Папа бросил в рот кусочек сахара, пососал и сказал равнодушно:

– Вступил. И в заявлении для верности написал: взгляды отца никогда не разделял и вообще считал его чужим человеком. Каков был змееныш?! А?!

Некоторое время сидели молча. За окном сияло неожиданно ясное утро, голубело небо, и было слышно, как в овраге, возле дома, звонким голосом звал собаку мальчик: «Линда, Линда, ко мне!» Павел Петрович протяжно зевнул и потянулся.

– Пса нам с тобой завести, что ли? Пить брошу и собаку куплю. Милое дело! Камина у нас здесь с тобой только не получится. – Он снова зевнул. – А не послать ли мне сегодня родную контору к такой-то матери, а, Сергей? Роме, само собой, донесут, он будет ногами топать и брызгать слюной, но пошел бы он на хер. Прораб перестройки, сукин сын. Перелицованный подручный партии. Он про Ленина знаешь сколько книг напек? И фильмов? Машина, дача, ухоженная жена, сытые дети, Наташка-любовница – все из мавзолея! Хороший Ленин и плохой Сталин. А правда в том, что два палача – пара. Тошнит.

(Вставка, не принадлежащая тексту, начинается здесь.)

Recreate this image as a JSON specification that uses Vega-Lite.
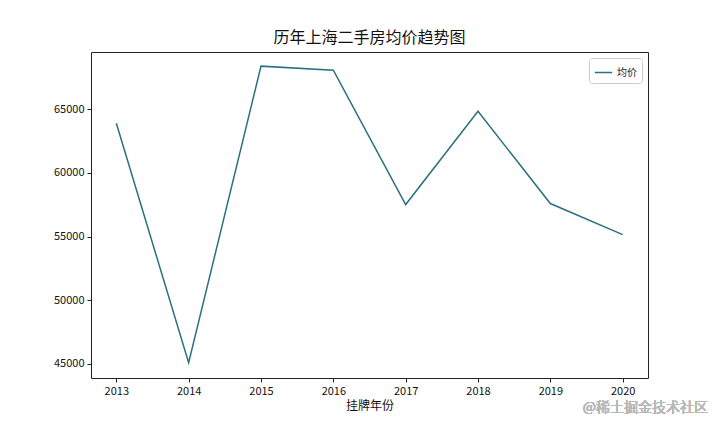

Павел Петрович не стал уточнять, тошнит ли его от выпитой накануне водки, или от политического блядства главного редактора «Московской жизни», или от обеих причин вместе.

– Поспать бы тебе, – предложил Сергей Павлович, но папа вместо ответа взялся за голову и застонал.

– Боже ты мой, – бормотал он, – зачем я это все сделал?!

Сергей Павлович осторожно прикоснулся к его плечу.

– Папа…

У папы корчилась вдруг ожившая душа. Он ее спаивал и держал взаперти, а тут она вырвалась на волю и зарыдала от ужаса и стыда.

Но чем может утешить он отца своего? Каким словом? Вот, к примеру, начнет он с того, что был с ним недавно престранный случай в лесу… Ах, нет. Сергей Павлович тотчас представил ядовитую ухмылку, которой одарит его папа, едва услышав о старичке. Нет. Хранить до поры. Беречь. Не растрачивать.

– Папа, – вдруг спросил Сергей Павлович, – ты мне как-то сказал, я забыл, а теперь вспомнил… Твой отец, а мой дед – это правда, что он был священник? И за это погиб?